Home purchases have declined also, as both real estate investors and private buyers have moved from the market after the expectations were dashed.
The Westpac Consumer Sentiment Index fell by 5.0 per cent to 96.1 index points in March, from 101.1 points in February. Westpac chief economist Bill Evans said the fall meant pessimism now outweighed optimism among consumers.
He said the index was now below its October 2011 level.
That was before the RBA cut the official interest rate by 25 basis points in November and, by the same amount, in December. The cash rate has remained at 4.25 per cent since the December move. Mr Evans said the rate hold had hurt consumer confidence.
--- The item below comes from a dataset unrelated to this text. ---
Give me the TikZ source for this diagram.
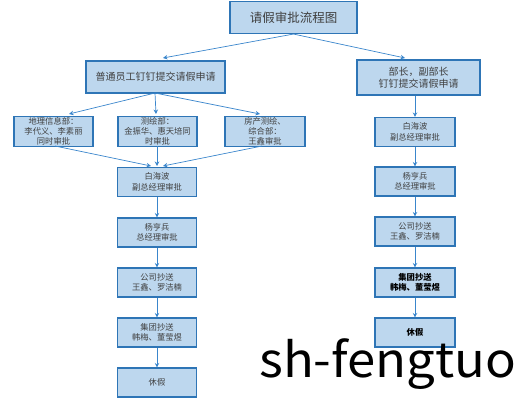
\documentclass[tikz,border=0pt]{standalone}
\usepackage{fontspec}
\setmainfont{Noto Sans CJK SC}
\newfontfamily\wmfont{Noto Sans CJK SC}
\usetikzlibrary{arrows.meta}
\definecolor{boxfill}{HTML}{BDD7EE}
\definecolor{boxline}{HTML}{2E75B6}
\definecolor{arr}{HTML}{3A86CC}
\definecolor{txt}{HTML}{404040}
\begin{document}
\begin{tikzpicture}[x=1pt,y=-1pt,
  box/.style={draw=boxline,line width=1.1pt,fill=boxfill,align=center,inner sep=1pt,text=txt},
  smallbox/.style={box,minimum width=79pt,minimum height=29pt,font=\fontsize{8.3}{10.5}\selectfont},
  midbox/.style={box,font=\fontsize{10}{12}\selectfont},
  arrow/.style={draw=arr,line width=0.7pt,-{Stealth[length=4.5pt,width=4.5pt]}}]
\useasboundingbox (0,0) rectangle (516,407);
\node[box,minimum width=127pt,minimum height=32pt,font=\fontsize{12.5}{14}\selectfont] (title) at (293.5,17.5) {请假审批流程图};
\node[midbox,minimum width=139pt,minimum height=32pt] (L1) at (155.5,77) {普通员工钉钉提交请假申请};
\node[midbox,minimum width=123pt,minimum height=35pt] (R1) at (418.5,77.5) {部长，副部长\\钉钉提交请假申请};
\node[smallbox,font=\fontsize{8.3}{10}\selectfont] (A) at (53.5,131.5) {地理信息部：\\李代义、李素丽\\同时审批};
\node[smallbox,font=\fontsize{8.3}{10}\selectfont] (B) at (157.5,131.5) {测绘部：\\金振华、惠天培同\\时审批};
\node[smallbox,minimum width=80pt,font=\fontsize{8.3}{10}\selectfont] (C) at (265,131.5) {房产测绘、\\综合部：\\王鑫审批};
\node[smallbox] (L2) at (157,182) {白海波\\副总经理审批};
\node[smallbox] (L3) at (157,232.5) {杨亨兵\\总经理审批};
\node[smallbox] (L4) at (157,282.5) {公司抄送\\王鑫、罗洁楠};
\node[smallbox] (L5) at (157,332.5) {集团抄送\\韩梅、董莹煜};
\node[smallbox] (L6) at (157,382.5) {休假};
\node[smallbox,minimum width=80pt] (R2) at (415,132) {白海波\\副总经理审批};
\node[smallbox,minimum width=80pt] (R3) at (415,181.5) {杨亨兵\\总经理审批};
\node[smallbox,minimum width=80pt] (R4) at (415,231.5) {公司抄送\\王鑫、罗洁楠};
\node[smallbox,minimum width=80pt,text=black,font=\fontsize{8.3}{10.5}\selectfont\bfseries] (R5) at (415,282.5) {集团抄送\\韩梅、董莹煜};
\node[smallbox,minimum width=80pt,text=black,font=\fontsize{8.3}{10.5}\selectfont\bfseries] (R6) at (415,332.5) {休假};
\node[anchor=base west,inner sep=0pt,font=\wmfont\fontsize{48}{48}\selectfont] (wm) at (259,377) {\scalebox{1.06}[1]{sh-fengtuo}};
\coordinate (lt) at (163,58);
\coordinate (rt) at (405,58);
\draw[arrow] (title.south) -- (lt);
\draw[arrow] (title.south) -- (rt);
\coordinate (l1b) at (155,93);
\coordinate (at) at (69,114);
\coordinate (bt) at (156,114);
\coordinate (ct) at (260,114);
\draw[arrow] (l1b) -- (at);
\draw[arrow] (l1b) -- (bt);
\draw[arrow] (l1b) -- (ct);
\coordinate (ab) at (55,146);
\coordinate (bb) at (157,146);
\coordinate (cb) at (262,146);
\coordinate (l2a) at (151,166);
\coordinate (l2b) at (157,166);
\coordinate (l2c) at (163,166);
\draw[arrow] (ab) -- (l2a);
\draw[arrow] (bb) -- (l2b);
\draw[arrow] (cb) -- (l2c);
\draw[arrow] (L2) -- (L3);
\draw[arrow] (L3) -- (L4);
\draw[arrow] (L4) -- (L5);
\draw[arrow] (L5) -- (L6);
\draw[arrow] (R1.south -| R2.north) -- (R2);
\draw[arrow] (R2) -- (R3);
\draw[arrow] (R3) -- (R4);
\draw[arrow] (R4) -- (R5);
\draw[arrow] (R5) -- (R6);
\end{tikzpicture}
\end{document}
“With the two previous rate cuts, in November and December, being passed on in full by the banks, it is reasonable to assume that many borrowers expected a further cut in the mortgage rate of 0.25 per cent.”Instead, mortgage rates were actually increased in the following week with banks raising mortgage rates by an average of 0.10 per cent.
“It is likely that this reversal has impacted confidence.”
All five components of the survey fell this month, with the sub index tracking how consumers view the state of their family finances down 8.6%. The outlook for family finances over the next 12 months fell 4.5 per cent while the sub index covering economic conditions over the next five years fell 6.1 per cent.
Housing prices in Australia rose at the end of last year, as real estate investors moved heavily into the market as interest rates were reduced twice. The demand pushed up prices, which has not fallen, since the investors have left the markets, accounting for the drop in housing sales.